Declaration of Conscience
Joint Statement on South African Apartheid

Rev. Martin Luther King, Bishop James A. Pike, Eleanor Roosevelt

American Committee on Africa (ACOA)
New York, July 1957

PREAMBLE

FREEDOM in the Union of South Africa is in grave jeopardy. The South African Government has relentlessly over the past few years extended its policy of organized racism — apartheid. 156 leaders who have peacefully sought a just society for all, black and white, are now charged with treason and involved in court action. Laws have just been passed making it a crime for white and nonwhite to pray in the same church or to study in the same school. Outstanding intellectuals are under court charge for addressing a racially- mixed meeting.

Africans are being forced from homes they have occupied for many years so that whites can take over their land. The right to vote is being taken away from colored people in the same manner in which Africans were disenfranchised twenty-one years ago. The Bantu Education Act is being vigorously implemented to educate the African for a role no higher than that of servant in the white mans world.

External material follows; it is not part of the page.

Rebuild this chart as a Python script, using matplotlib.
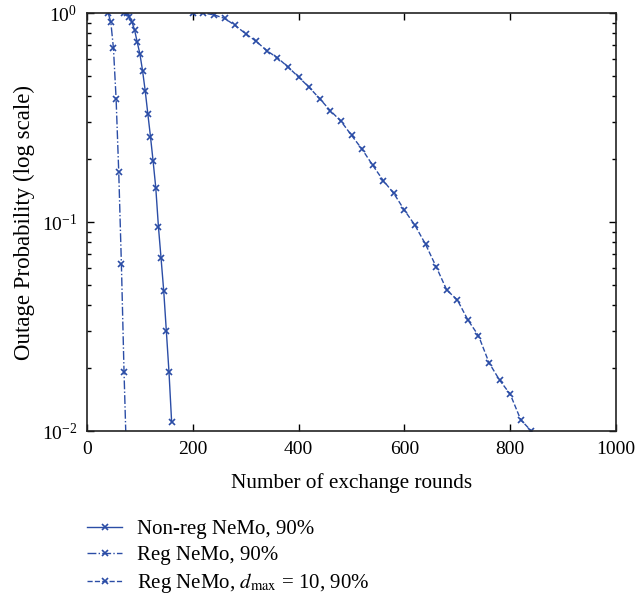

People everywhere who care about freedom can no longer remain silent while justice and reason are being sacrificed by a Government still enjoying friendly relations with democratic nations of the world.

DECLARATION

WE and free peoples everywhere support the overwhelming majority of the South African people, non-white and white, in their struggle for equality. We support them in their dedication to liberty and their determination to achieve basic human rights for all as proclaimed in their "Freedom Charter":

"We the people of South Africa, declare for all our country and the world to know —

That South Africa belongs to all who live in it, black and white, and that no government can justly claim authority unless it is based on the will of all the people;

That our people have been robbed of their birthright to land, liberty and peace by a form of government founded on injustice and inequality; That our country will never be prosperous or free until all our people live in brotherhood, enjoying equal rights and opportunities; That only a democratic state, based on the will of all the people, can secure to all their birthright without distinction of colour, race, sex or belief;

And therefore, we, the people of South Africa, black and white together — equals, countrymen, and brothers — adopt this Freedom Charter. And we pledge ourselves to strive together, sparing nothing of our strength and courage, until democratic changes . . . have been won."

We call on all who are devoted to the principles embodied in the Declaration of Human Rights to join with us in supporting this Declaration of Conscience and in proclaiming December 10, 1957, Human Rights Day, as a Day of Protest against the organized inhumanity of the South African Government and its apartheid policies.

We call upon free men and women throughout the world to appeal on this day to the Government of the Union of South Africa to observe its moral and legal obligations as a signatory to the United Nations Charter.

We call upon men and women everywhere to concentrate their moral and spiritual forces in a universal effort — through prayer, public meetings, and all other peaceful means — on December 10, 1957.

We call upon all members of free associations including churches, trade unions, fraternal societies, business, professional, veterans, and other groups to petition their governments and their organizations to mobilize their influence in bringing about a peaceful, democratic and just solution in South Africa.

We seek to demonstrate to the Government of South Africa that free men will not tolerate the suppression of freedom. We seek to persuade the South African Government, before it reaches the point of no return, that only in democratic equality is there peace and security.